**PROBLEM**.
Restate the lines word for word, from the first line of the records through the line containing "Menghitung\ \ Tulangan". Leave out the pictures and anything after that line.

**GIVEN DATA**.
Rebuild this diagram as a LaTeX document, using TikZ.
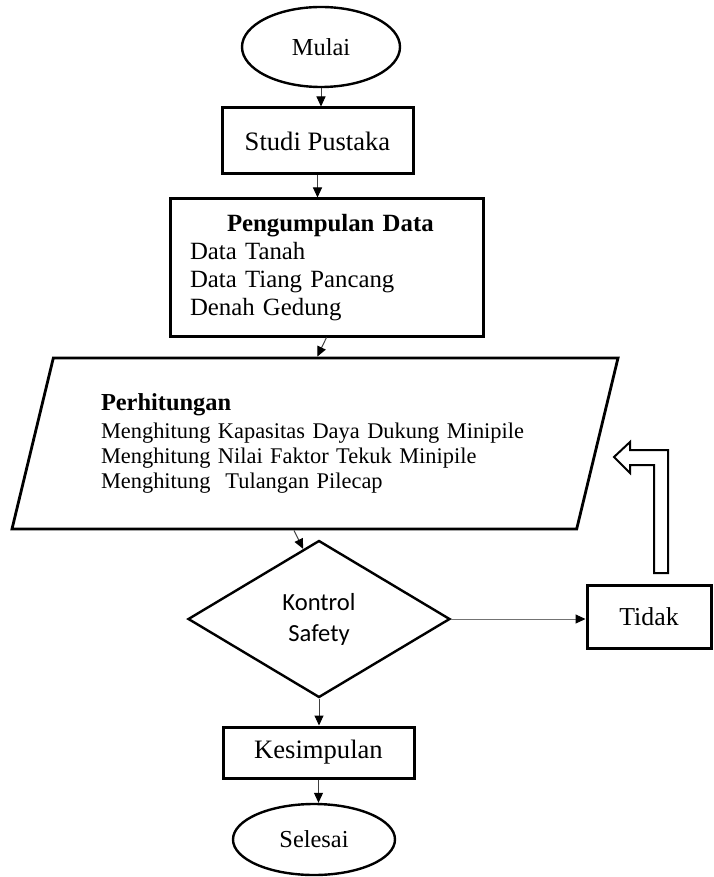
\documentclass[tikz,border=0pt]{standalone}
\usepackage{fontspec}
\setmainfont{Liberation Serif}
\newfontfamily\calibrifont{Carlito}
\usetikzlibrary{arrows.meta,shapes.geometric,calc}

\begin{document}
\begin{tikzpicture}[
  x=0.5pt, y=-0.5pt,
  term/.style={draw, ellipse, line width=1.2pt, inner sep=0pt, font=\fontsize{12.2}{14}\selectfont},
  proc/.style={draw, rectangle, line width=1.5pt, inner sep=0pt, font=\fontsize{13.3}{15}\selectfont},
  io/.style={draw, trapezium, trapezium left angle=67.5, trapezium right angle=112.5,
    trapezium stretches body=true, line width=1.4pt, inner sep=0pt},
  decide/.style={draw, diamond, line width=1.2pt, inner sep=0pt, align=center,
    font=\calibrifont\fontsize{12.3}{15.5}\selectfont},
  arr/.style={-{Triangle[length=5pt,width=4.5pt,black]}, line width=0.5pt, draw=black!75}
]
  \useasboundingbox (0,0) rectangle (713,877);

  % Start, literature and data
  \node[term, minimum width=79pt, minimum height=40pt] (mulai) at (321,47) {Mulai};
  \node[proc, minimum width=95.5pt, minimum height=33pt] (studi) at (317.5,141) {Studi Pustaka};
  \node[proc, minimum width=156.5pt, minimum height=68.5pt, text width=136.5pt,
    inner xsep=10pt, align=left, font=\fontsize{12.4}{14}\selectfont]
    (data) at (326.5,267.5)
    {\hspace*{18.5pt}\textbf{Pengumpulan Data}\\Data Tanah\\Data Tiang Pancang\\Denah Gedung};

  % Calculation (parallelogram)
  \node[io, minimum width=303pt, minimum height=85.5pt, text width=214pt, align=left,
    font=\fontsize{11.2}{12.5}\selectfont]
    (hitung) at (315,443.5)
    {{\fontsize{12.2}{14}\selectfont\bfseries Perhitungan}\\[1.5pt]
     Menghitung Kapasitas Daya Dukung Minipile\\
     Menghitung Nilai Faktor Tekuk Minipile\\
     Menghitung\ \ Tulangan Pilecap};

  % Check and result
  \node[decide, minimum width=131pt, minimum height=78.5pt, aspect=1.67]
    (cek) at (319,619) {Kontrol\\Safety};
  \node[proc, minimum width=62pt, minimum height=31.5pt, font=\fontsize{12.9}{15}\selectfont]
    (tidak) at (649,616.5) {Tidak};
  \node[proc, minimum width=95.5pt, minimum height=25.5pt] (simpul) at (318.5,752.5) {Kesimpulan};
  \node[term, minimum width=81pt, minimum height=35.5pt] (selesai) at (314,839.5) {Selesai};

  % Flow
  \draw[arr] (mulai.south) -- (mulai.south |- studi.north);
  \draw[arr] (studi.south) -- (studi.south |- data.north);
  \draw[arr] (data.south) -- ($(hitung.top left corner)!0.467!(hitung.top right corner)$);
  \draw[arr] (hitung.bottom side) -- ($(cek.north)!0.12!(cek.west)$);
  \draw[arr, draw=black!55] (cek.east) -- (cek.east -| tidak.west);
  \draw[arr] (cek.south) -- (cek.south |- simpul.north);
  \draw[arr] (simpul.south) -- (simpul.south |- selesai.north);

  % Back to calculation (hollow arrow)
  \draw[line width=1pt, fill=white]
    (614,457) -- (630,442) -- (630,450) -- (668,450) -- (668,573) -- (654,573)
    -- (654,465) -- (630,465) -- (630,473) -- cycle;
\end{tikzpicture}
\end{document}
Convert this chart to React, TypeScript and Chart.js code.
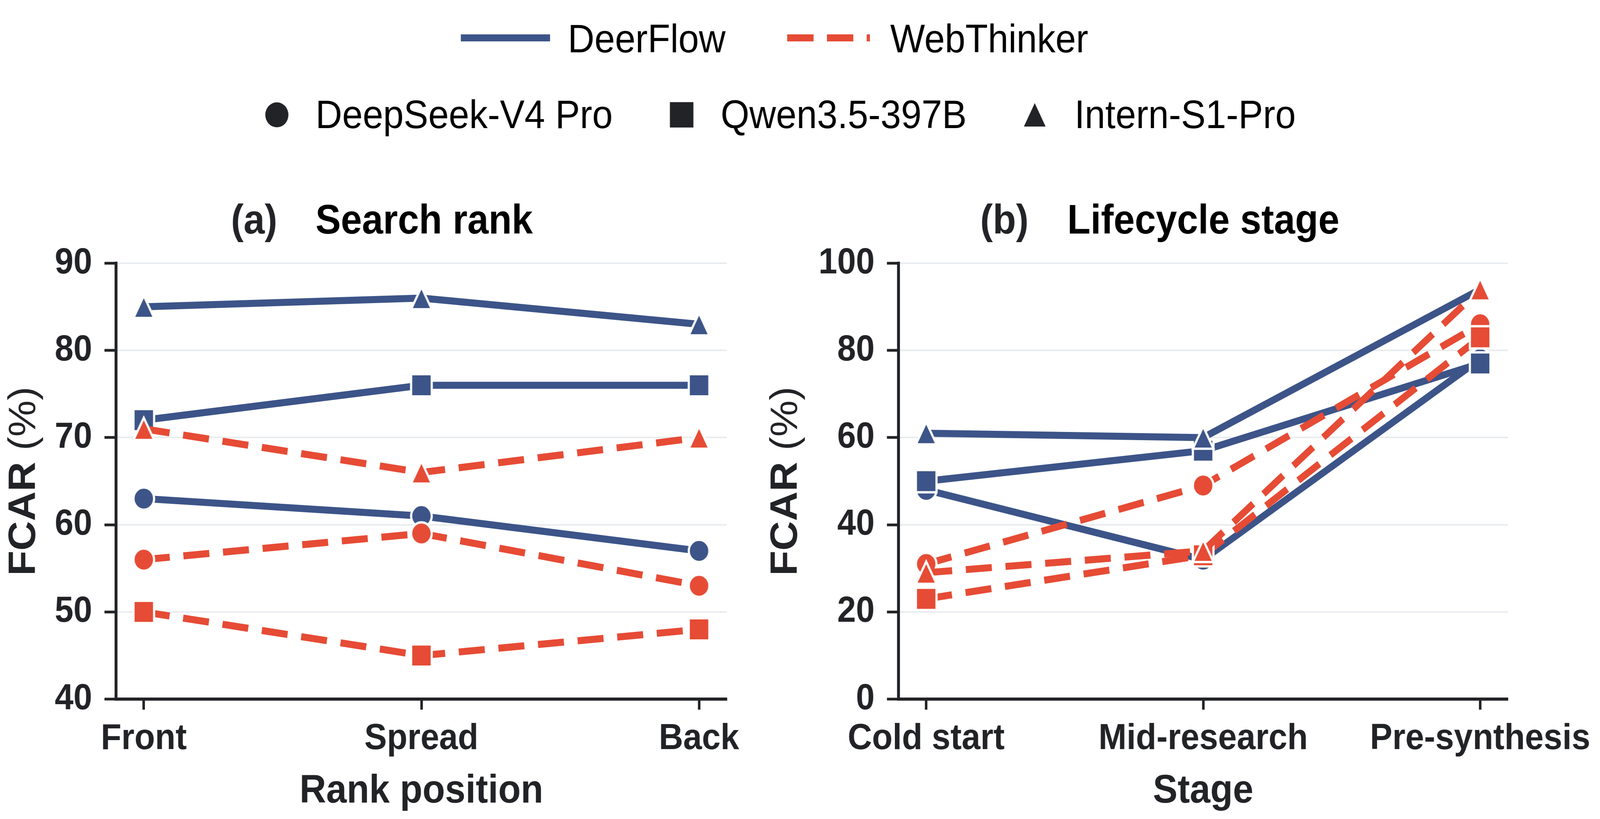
import React, { useEffect, useRef, useState } from "react";
import { Chart, registerables } from "chart.js";

Chart.register(...registerables);

// ---------- data ----------
const rankCategories = ["Front", "Spread", "Back"];
const stageCategories = ["Cold start", "Mid-research", "Pre-synthesis"];
const frameworks = ["DeerFlow", "WebThinker"];
const models = ["DeepSeek-V4 Pro", "Qwen3.5-397B", "Intern-S1-Pro"];

// Panel (a) Search rank
const rankDeerFlowDeepSeek = [63, 61, 57];
const rankDeerFlowQwen = [72, 76, 76];
const rankDeerFlowIntern = [85, 86, 83];
const rankWebThinkerDeepSeek = [56, 59, 53];
const rankWebThinkerQwen = [50, 45, 48];
const rankWebThinkerIntern = [71, 66, 70];

// Panel (b) Lifecycle stage
const stageDeerFlowDeepSeek = [48, 32, 78];
const stageDeerFlowQwen = [50, 57, 77];
const stageDeerFlowIntern = [61, 60, 94];
const stageWebThinkerDeepSeek = [31, 49, 86];
const stageWebThinkerQwen = [23, 33, 83];
const stageWebThinkerIntern = [29, 34, 94];

const rankYTicks = [40, 50, 60, 70, 80, 90];
const stageYTicks = [0, 20, 40, 60, 80, 100];

// ---------- style ----------
const W = 4427;
const H = 2097;
const FONT = '"Liberation Sans", Arial, Helvetica, sans-serif';
const BLUE = "#3C5488";
const RED = "#E64B35";
const INK = "#222326";
const GRID = "#e9ecef";
const DASH = [72, 38];
const TOP = 674;
const BOTTOM = 1790;
const YAXIS_W = 300;
const XAXIS_H = 250;

type Shape = "circle" | "square" | "triangle";
const shapes: Shape[] = ["circle", "square", "triangle"];

function shapePath(ctx: CanvasRenderingContext2D, shape: Shape, cx: number, cy: number, size: number) {
  const h = size / 2;
  ctx.beginPath();
  if (shape === "circle") {
    ctx.arc(cx, cy, h, 0, Math.PI * 2);
  } else if (shape === "square") {
    ctx.rect(cx - h, cy - h, size, size);
  } else {
    ctx.moveTo(cx, cy - h);
    ctx.lineTo(cx + h, cy + h);
    ctx.lineTo(cx - h, cy + h);
    ctx.closePath();
  }
}

function makeMarker(shape: Shape, color: string, size: number, edge: number) {
  const pad = edge + 6;
  const dim = Math.ceil(size + pad * 2);
  const c = document.createElement("canvas");
  c.width = dim;
  c.height = dim;
  const ctx = c.getContext("2d")!;
  shapePath(ctx, shape, dim / 2, dim / 2, size);
  ctx.fillStyle = color;
  ctx.fill();
  if (edge > 0) {
    ctx.lineWidth = edge;
    ctx.strokeStyle = "#ffffff";
    ctx.lineJoin = "miter";
    ctx.stroke();
  }
  return c;
}

interface PanelSpec {
  categories: string[];
  series: number[][]; // drawing order: DeerFlow x3, WebThinker x3
  yMin: number;
  yMax: number;
  yTicks: number[];
  left: number;
  right: number;
  tag: string;
  tagX: number;
  title: string;
  titleX: number;
  yLabelX: number;
  xLabel: string;
  drawLegend: boolean;
}

const panelA: PanelSpec = {
  categories: rankCategories,
  series: [
    rankDeerFlowDeepSeek,
    rankDeerFlowQwen,
    rankDeerFlowIntern,
    rankWebThinkerDeepSeek,
    rankWebThinkerQwen,
    rankWebThinkerIntern,
  ],
  yMin: 40,
  yMax: 90,
  yTicks: rankYTicks,
  left: 321,
  right: 2011,
  tag: "(a)",
  tagX: 639,
  title: "Search rank",
  titleX: 873,
  yLabelX: 97,
  xLabel: "Rank position",
  drawLegend: true,
};

const panelB: PanelSpec = {
  categories: stageCategories,
  series: [
    stageDeerFlowDeepSeek,
    stageDeerFlowQwen,
    stageDeerFlowIntern,
    stageWebThinkerDeepSeek,
    stageWebThinkerQwen,
    stageWebThinkerIntern,
  ],
  yMin: 0,
  yMax: 100,
  yTicks: stageYTicks,
  left: 2486,
  right: 4172,
  tag: "(b)",
  tagX: 2712,
  title: "Lifecycle stage",
  titleX: 2953,
  yLabelX: 2205,
  xLabel: "Stage",
  drawLegend: false,
};

function drawLegend(ctx: CanvasRenderingContext2D) {
  ctx.save();
  ctx.textBaseline = "alphabetic";
  ctx.textAlign = "left";
  ctx.font = `102px ${FONT}`;
  ctx.fillStyle = "#000000";
  // row 1: frameworks
  ctx.lineCap = "butt";
  ctx.lineWidth = 18;
  ctx.strokeStyle = BLUE;
  ctx.setLineDash([]);
  ctx.beginPath();
  ctx.moveTo(1275, 97);
  ctx.lineTo(1522, 97);
  ctx.stroke();
  ctx.fillText(frameworks[0], 1571, 134);
  ctx.strokeStyle = RED;
  ctx.setLineDash([73, 37]);
  ctx.beginPath();
  ctx.moveTo(2178, 97);
  ctx.lineTo(2407, 97);
  ctx.stroke();
  ctx.setLineDash([]);
  ctx.fillText(frameworks[1], 2463, 134);
  // row 2: models
  const markerX = [766, 1886, 2863];
  const markerSize = [64, 65, 60];
  const textX = [873, 1994, 2973];
  for (let i = 0; i < 3; i++) {
    shapePath(ctx, shapes[i], markerX[i], 294, markerSize[i]);
    ctx.fillStyle = INK;
    ctx.fill();
    ctx.fillStyle = "#000000";
    ctx.fillText(models[i], textX[i], 328);
  }
  ctx.restore();
}

function drawTexts(ctx: CanvasRenderingContext2D, p: PanelSpec, area: { left: number; right: number; top: number; bottom: number }) {
  ctx.save();
  ctx.textBaseline = "alphabetic";
  ctx.textAlign = "left";
  // title
  ctx.font = `bold 105px ${FONT}`;
  ctx.fillStyle = INK;
  ctx.fillText(p.tag, p.tagX, 598);
  ctx.fillStyle = "#000000";
  ctx.fillText(p.title, p.titleX, 598);
  // x label
  ctx.textAlign = "center";
  ctx.fillStyle = INK;
  ctx.font = `bold 102px ${FONT}`;
  ctx.fillText(p.xLabel, (area.left + area.right) / 2, 2055);
  // y label
  const cy = (area.top + area.bottom) / 2;
  ctx.translate(p.yLabelX, cy);
  ctx.rotate(-Math.PI / 2);
  ctx.textAlign = "left";
  const bold = `bold 105px ${FONT}`;
  const normal = `105px ${FONT}`;
  ctx.font = bold;
  const w1 = ctx.measureText("FCAR").width;
  ctx.font = normal;
  const w2 = ctx.measureText(" (%)").width;
  const sx = -(w1 + w2) / 2;
  ctx.font = bold;
  ctx.fillText("FCAR", sx, 0);
  ctx.font = normal;
  ctx.fillText(" (%)", sx + w1, 0);
  ctx.restore();
}

function buildChart(canvas: HTMLCanvasElement, p: PanelSpec) {
  const datasets = p.series.map((values, k) => {
    const fw = k < 3 ? 0 : 1;
    const m = k % 3;
    const color = fw === 0 ? BLUE : RED;
    return {
      label: `${frameworks[fw]} / ${models[m]}`,
      data: values.map((v, i) => ({ x: i, y: v })),
      borderColor: color,
      backgroundColor: color,
      borderWidth: 18,
      borderDash: fw === 0 ? [] : DASH,
      borderCapStyle: "butt" as const,
      borderJoinStyle: "round" as const,
      tension: 0,
      fill: false,
      pointStyle: makeMarker(shapes[m], color, 57, 6),
      pointRadius: 28,
      order: 10 - k,
    };
  });

  const tickFont = { family: FONT, size: 93, weight: "bold" as const };

  const textPlugin = {
    id: "panelTexts",
    beforeDraw(chart: any) {
      if (p.drawLegend) {
        const c = chart.ctx as CanvasRenderingContext2D;
        c.save();
        c.fillStyle = "#ffffff";
        c.fillRect(0, 0, chart.width, chart.height);
        c.restore();
      }
    },
    afterDraw(chart: any) {
      const c = chart.ctx as CanvasRenderingContext2D;
      if (p.drawLegend) drawLegend(c);
      drawTexts(c, p, chart.chartArea);
    },
  };

  return new Chart(canvas, {
    type: "line",
    data: { datasets: datasets as any },
    plugins: [textPlugin],
    options: {
      responsive: false,
      maintainAspectRatio: false,
      animation: false,
      devicePixelRatio: 1,
      events: [],
      layout: {
        padding: {
          left: p.left - YAXIS_W,
          right: W - p.right,
          top: TOP,
          bottom: H - BOTTOM - XAXIS_H,
        },
      },
      plugins: {
        legend: { display: false },
        tooltip: { enabled: false },
        title: { display: false },
      },
      scales: {
        x: {
          type: "linear",
          min: -0.1,
          max: 2.1,
          afterBuildTicks: (s: any) => {
            s.ticks = p.categories.map((_, i) => ({ value: i }));
          },
          afterFit: (s: any) => {
            s.height = XAXIS_H;
            s.paddingLeft = 0;
            s.paddingRight = 0;
          },
          ticks: {
            callback: (_v: any, i: number) => p.categories[i] ?? "",
            font: tickFont,
            color: INK,
            padding: 20,
            maxRotation: 0,
            minRotation: 0,
            autoSkip: false,
          },
          grid: {
            drawOnChartArea: false,
            drawTicks: true,
            tickLength: 27,
            tickWidth: 7,
            tickColor: INK,
          },
          border: { display: true, color: INK, width: 8 },
        },
        y: {
          type: "linear",
          min: p.yMin,
          max: p.yMax,
          afterBuildTicks: (s: any) => {
            s.ticks = p.yTicks.map((v) => ({ value: v }));
          },
          afterFit: (s: any) => {
            s.width = YAXIS_W;
            s.paddingTop = 0;
            s.paddingBottom = 0;
          },
          ticks: {
            font: tickFont,
            color: INK,
            padding: 34,
            autoSkip: false,
          },
          grid: {
            color: GRID,
            lineWidth: 4,
            tickLength: 32,
            tickWidth: 7,
            tickColor: INK,
          },
          border: { display: true, color: INK, width: 8 },
        },
      },
    } as any,
  });
}

function viewSize() {
  const vw = Math.min(window.innerWidth || W, W);
  const vh = Math.min(window.innerHeight || H, H);
  return { vw, vh };
}

export default function App() {
  const refA = useRef<HTMLCanvasElement>(null);
  const refB = useRef<HTMLCanvasElement>(null);
  const [{ vw, vh }] = useState(viewSize);

  useEffect(() => {
    const a = buildChart(refA.current!, panelA);
    const b = buildChart(refB.current!, panelB);
    return () => {
      a.destroy();
      b.destroy();
    };
  }, []);

  const canvasStyle: React.CSSProperties = {
    position: "absolute",
    left: 0,
    top: 0,
    width: vw,
    height: vh,
  };

  return (
    <div style={{ position: "fixed", left: 0, top: 0, width: vw, height: vh, background: "#ffffff" }}>
      <canvas ref={refA} width={W} height={H} style={canvasStyle} />
      <canvas ref={refB} width={W} height={H} style={canvasStyle} />
    </div>
  );
}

**ANSWER TO THE EXERCISE**.
Rebuild this diagram as a LaTeX document, using TikZ.
\documentclass[tikz,border=0pt]{standalone}
\usepackage{fontspec}
\setmainfont{Liberation Serif}
\newfontfamily\calibrifont{Carlito}
\usetikzlibrary{arrows.meta,shapes.geometric,calc}

\begin{document}
\begin{tikzpicture}[
  x=0.5pt, y=-0.5pt,
  term/.style={draw, ellipse, line width=1.2pt, inner sep=0pt, font=\fontsize{12.2}{14}\selectfont},
  proc/.style={draw, rectangle, line width=1.5pt, inner sep=0pt, font=\fontsize{13.3}{15}\selectfont},
  io/.style={draw, trapezium, trapezium left angle=67.5, trapezium right angle=112.5,
    trapezium stretches body=true, line width=1.4pt, inner sep=0pt},
  decide/.style={draw, diamond, line width=1.2pt, inner sep=0pt, align=center,
    font=\calibrifont\fontsize{12.3}{15.5}\selectfont},
  arr/.style={-{Triangle[length=5pt,width=4.5pt,black]}, line width=0.5pt, draw=black!75}
]
  \useasboundingbox (0,0) rectangle (713,877);

  % Start, literature and data
  \node[term, minimum width=79pt, minimum height=40pt] (mulai) at (321,47) {Mulai};
  \node[proc, minimum width=95.5pt, minimum height=33pt] (studi) at (317.5,141) {Studi Pustaka};
  \node[proc, minimum width=156.5pt, minimum height=68.5pt, text width=136.5pt,
    inner xsep=10pt, align=left, font=\fontsize{12.4}{14}\selectfont]
    (data) at (326.5,267.5)
    {\hspace*{18.5pt}\textbf{Pengumpulan Data}\\Data Tanah\\Data Tiang Pancang\\Denah Gedung};

  % Calculation (parallelogram)
  \node[io, minimum width=303pt, minimum height=85.5pt, text width=214pt, align=left,
    font=\fontsize{11.2}{12.5}\selectfont]
    (hitung) at (315,443.5)
    {{\fontsize{12.2}{14}\selectfont\bfseries Perhitungan}\\[1.5pt]
     Menghitung Kapasitas Daya Dukung Minipile\\
     Menghitung Nilai Faktor Tekuk Minipile\\
     Menghitung\ \ Tulangan Pilecap};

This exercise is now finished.